(Work required) Retype, exactly as they stand, the lines from the start of the data to the line that contains "velocidad = [0.2, 0.3, 1.4, 5.6, 21.9, 49.1]", both ends included. Leave the pictures out.

(Source excerpt)

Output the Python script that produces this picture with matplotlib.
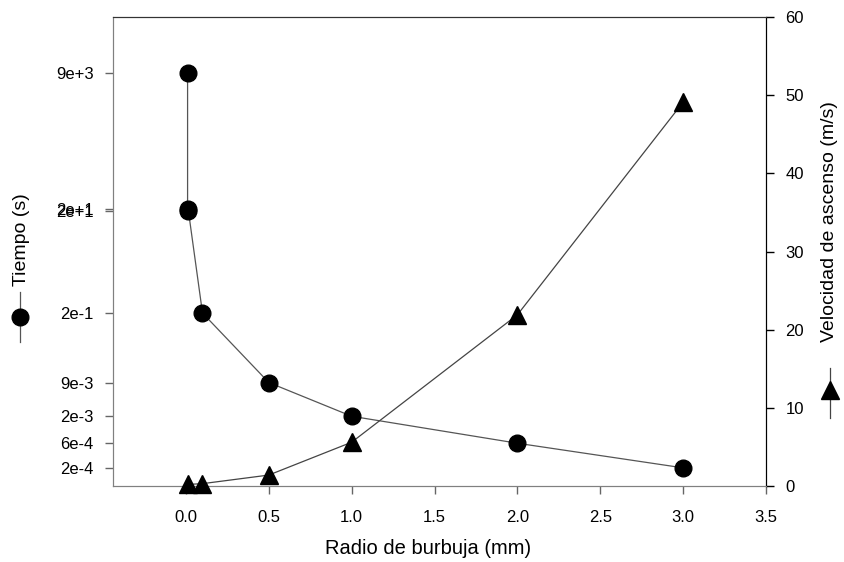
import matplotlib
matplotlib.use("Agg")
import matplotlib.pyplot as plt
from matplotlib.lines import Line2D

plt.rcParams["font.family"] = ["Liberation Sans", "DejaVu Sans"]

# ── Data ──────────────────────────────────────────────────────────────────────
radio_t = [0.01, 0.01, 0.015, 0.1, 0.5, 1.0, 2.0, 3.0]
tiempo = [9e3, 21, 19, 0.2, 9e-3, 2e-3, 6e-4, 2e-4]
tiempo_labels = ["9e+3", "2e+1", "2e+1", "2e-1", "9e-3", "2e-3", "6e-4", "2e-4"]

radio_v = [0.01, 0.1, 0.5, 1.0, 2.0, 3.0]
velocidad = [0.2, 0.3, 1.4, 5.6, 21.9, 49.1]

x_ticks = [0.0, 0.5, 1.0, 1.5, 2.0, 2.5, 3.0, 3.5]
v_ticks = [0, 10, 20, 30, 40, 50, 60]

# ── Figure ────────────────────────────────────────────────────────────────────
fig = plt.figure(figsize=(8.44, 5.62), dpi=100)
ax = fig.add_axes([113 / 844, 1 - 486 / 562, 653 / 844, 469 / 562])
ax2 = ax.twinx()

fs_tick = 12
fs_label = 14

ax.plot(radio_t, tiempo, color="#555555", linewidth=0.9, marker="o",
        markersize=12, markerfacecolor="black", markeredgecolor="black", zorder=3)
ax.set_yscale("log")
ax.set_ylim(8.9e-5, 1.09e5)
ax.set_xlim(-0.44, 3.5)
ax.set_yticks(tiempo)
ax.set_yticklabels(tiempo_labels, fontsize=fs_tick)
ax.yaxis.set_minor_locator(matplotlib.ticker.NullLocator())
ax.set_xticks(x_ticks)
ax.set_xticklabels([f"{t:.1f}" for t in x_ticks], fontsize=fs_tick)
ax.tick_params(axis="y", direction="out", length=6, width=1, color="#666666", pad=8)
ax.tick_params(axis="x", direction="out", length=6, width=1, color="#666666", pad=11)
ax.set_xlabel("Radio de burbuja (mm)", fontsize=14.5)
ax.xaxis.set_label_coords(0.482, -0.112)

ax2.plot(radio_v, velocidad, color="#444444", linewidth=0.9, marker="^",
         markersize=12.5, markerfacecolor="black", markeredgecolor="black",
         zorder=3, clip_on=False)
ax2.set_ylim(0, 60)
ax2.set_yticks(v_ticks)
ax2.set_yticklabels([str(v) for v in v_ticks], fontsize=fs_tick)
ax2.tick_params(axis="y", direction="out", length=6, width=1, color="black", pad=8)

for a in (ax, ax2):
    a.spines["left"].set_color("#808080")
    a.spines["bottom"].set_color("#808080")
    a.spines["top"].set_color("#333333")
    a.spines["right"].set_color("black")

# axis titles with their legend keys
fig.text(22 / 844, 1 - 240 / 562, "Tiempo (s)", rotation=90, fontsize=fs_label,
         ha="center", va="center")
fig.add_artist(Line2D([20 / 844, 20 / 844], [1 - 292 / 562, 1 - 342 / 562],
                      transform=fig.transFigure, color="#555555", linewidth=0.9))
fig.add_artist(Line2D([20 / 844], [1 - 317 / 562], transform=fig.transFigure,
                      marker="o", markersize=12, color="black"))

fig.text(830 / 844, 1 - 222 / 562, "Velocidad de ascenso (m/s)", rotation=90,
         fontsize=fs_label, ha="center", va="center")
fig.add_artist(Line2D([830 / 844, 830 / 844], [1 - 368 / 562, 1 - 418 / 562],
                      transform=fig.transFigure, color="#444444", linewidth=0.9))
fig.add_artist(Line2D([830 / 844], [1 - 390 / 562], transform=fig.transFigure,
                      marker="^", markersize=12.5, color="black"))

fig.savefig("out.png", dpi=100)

(Expected answer)
Output the Python script that produces this picture with matplotlib.
import matplotlib
matplotlib.use("Agg")
import matplotlib.pyplot as plt
from matplotlib.lines import Line2D

plt.rcParams["font.family"] = ["Liberation Sans", "DejaVu Sans"]

# ── Data ──────────────────────────────────────────────────────────────────────
radio_t = [0.01, 0.01, 0.015, 0.1, 0.5, 1.0, 2.0, 3.0]
tiempo = [9e3, 21, 19, 0.2, 9e-3, 2e-3, 6e-4, 2e-4]
tiempo_labels = ["9e+3", "2e+1", "2e+1", "2e-1", "9e-3", "2e-3", "6e-4", "2e-4"]

radio_v = [0.01, 0.1, 0.5, 1.0, 2.0, 3.0]
velocidad = [0.2, 0.3, 1.4, 5.6, 21.9, 49.1]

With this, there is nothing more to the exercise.